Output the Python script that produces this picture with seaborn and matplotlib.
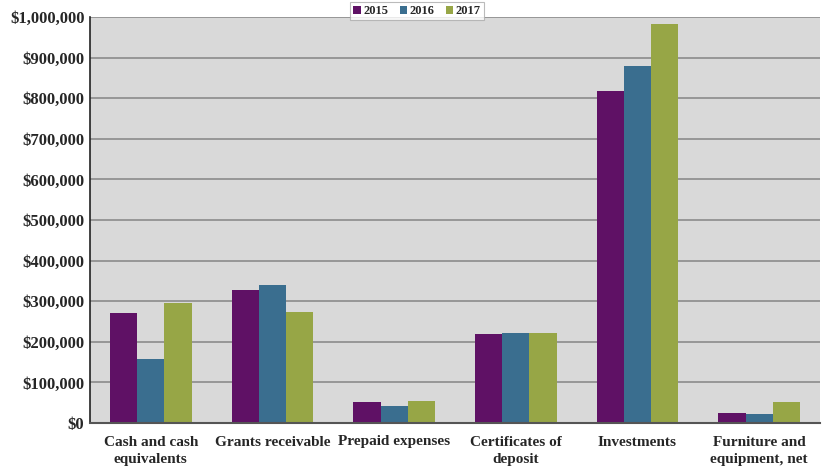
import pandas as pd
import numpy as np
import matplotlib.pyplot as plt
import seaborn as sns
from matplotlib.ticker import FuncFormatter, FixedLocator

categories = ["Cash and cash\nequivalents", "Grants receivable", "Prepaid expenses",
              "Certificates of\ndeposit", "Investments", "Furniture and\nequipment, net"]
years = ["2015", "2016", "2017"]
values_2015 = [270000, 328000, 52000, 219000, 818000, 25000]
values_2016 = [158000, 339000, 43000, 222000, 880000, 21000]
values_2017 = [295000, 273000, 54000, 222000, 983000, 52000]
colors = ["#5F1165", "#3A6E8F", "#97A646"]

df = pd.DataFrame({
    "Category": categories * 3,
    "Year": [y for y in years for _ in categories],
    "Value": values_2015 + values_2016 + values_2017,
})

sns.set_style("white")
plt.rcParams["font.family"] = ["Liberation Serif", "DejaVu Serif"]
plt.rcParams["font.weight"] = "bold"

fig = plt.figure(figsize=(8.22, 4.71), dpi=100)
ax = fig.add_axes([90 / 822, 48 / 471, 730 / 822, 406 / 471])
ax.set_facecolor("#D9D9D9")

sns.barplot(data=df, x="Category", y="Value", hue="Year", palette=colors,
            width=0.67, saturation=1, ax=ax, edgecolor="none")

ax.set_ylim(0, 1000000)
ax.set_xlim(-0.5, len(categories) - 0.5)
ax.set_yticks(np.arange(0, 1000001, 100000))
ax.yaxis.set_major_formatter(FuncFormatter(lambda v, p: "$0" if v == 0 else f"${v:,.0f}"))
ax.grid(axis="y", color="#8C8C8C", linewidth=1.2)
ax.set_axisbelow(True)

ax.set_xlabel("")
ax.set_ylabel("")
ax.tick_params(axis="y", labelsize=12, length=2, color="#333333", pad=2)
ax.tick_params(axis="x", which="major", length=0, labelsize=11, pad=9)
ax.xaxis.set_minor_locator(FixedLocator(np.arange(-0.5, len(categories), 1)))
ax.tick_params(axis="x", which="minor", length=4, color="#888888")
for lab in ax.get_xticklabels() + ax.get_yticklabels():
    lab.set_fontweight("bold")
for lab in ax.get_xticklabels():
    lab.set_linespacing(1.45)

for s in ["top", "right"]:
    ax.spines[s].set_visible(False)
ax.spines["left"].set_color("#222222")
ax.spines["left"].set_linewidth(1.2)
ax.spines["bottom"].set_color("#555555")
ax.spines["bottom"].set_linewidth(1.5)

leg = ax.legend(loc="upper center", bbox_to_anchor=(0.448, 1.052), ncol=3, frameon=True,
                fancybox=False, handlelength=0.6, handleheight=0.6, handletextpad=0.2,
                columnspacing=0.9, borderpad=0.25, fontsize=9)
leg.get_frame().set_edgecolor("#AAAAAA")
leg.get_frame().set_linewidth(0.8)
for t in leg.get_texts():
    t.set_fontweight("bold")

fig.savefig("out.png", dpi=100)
________________________________________
Only the lines from the start of the material through the line containing "from matplotlib.ticker import" should be transcribed. Pictures stay out.

* _Result for this exercise_:
Output the Python script that produces this picture with seaborn and matplotlib.
import pandas as pd
import numpy as np
import matplotlib.pyplot as plt
import seaborn as sns
from matplotlib.ticker import FuncFormatter, FixedLocator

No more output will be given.